Vox a également réussi à stopper la montée d'Aliança Catalana, parti indépendantiste d’extrême droite dirigé dirigé par Sílvia Orriols et concurrent direct au discours anti-immigration de Vox. Le parti n'a obtenu que deux sièges. Avec ce résultat, Vox a mis fin à une possible chute des voix qui pesait sur lui. Vox n’a cependant pas réussi à empêcher la percée du PP qui a gagné 12 sièges supplémentaires.

Pour le moment, le scrutin du 9 juin passe au second plan, largement derrière les élections régionales. L’Espagne est marquée par une forte crispation politique. Pour les élections européennes, les sondages prévoient un scrutin très serré. Les conservateurs du PP, sont crédités de 33,5 % juste devant les socialiste du PSOE, au pouvoir depuis 2018 avec Pedro Sanchez (30,1 %). Vox arrive loin derrière avec 12,6 %.

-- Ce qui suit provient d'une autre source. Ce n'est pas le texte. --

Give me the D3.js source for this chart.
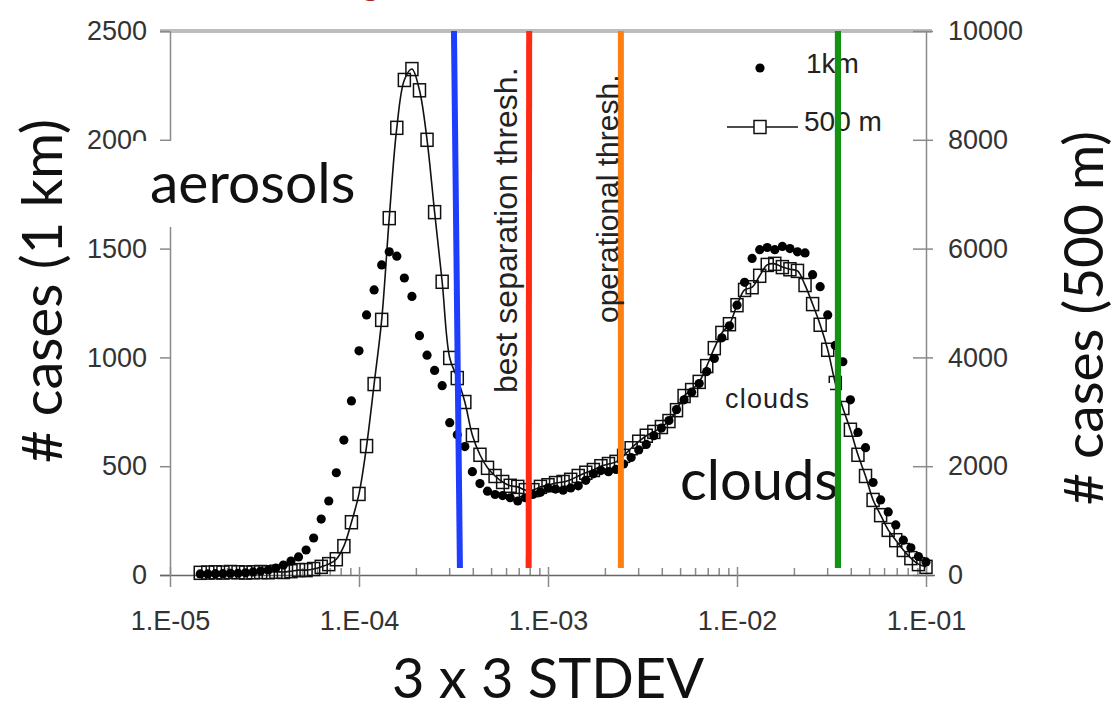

"L’Espagne est pourtant un pays très europhile mais les élections européennes n’attirent pas beaucoup ici. Il y a une participation moins forte que pour d’autres élections, confirme Pablo Simon. Souvent, les Espagnols vont voter aux élections européennes comme ils votent aux élections générales. L'intuition que l'on pourrait avoir, c'est donc que Vox va avoir un score semblable aux élections générales, autour de 11 %".

À la différence de la France, de l’Allemagne ou de l’Italie, 90 % des partis espagnols sont pro-européens. Vox est le seul parti espagnol à avoir une position eurosceptique.

"Pour Vox, ces élections européennes ne sont pas décisives. Ils vont vouloir avoir un bon résultat, bien sûr, mais il n’y a pas un grand défi, un enjeu majeur", ajoute le politologue.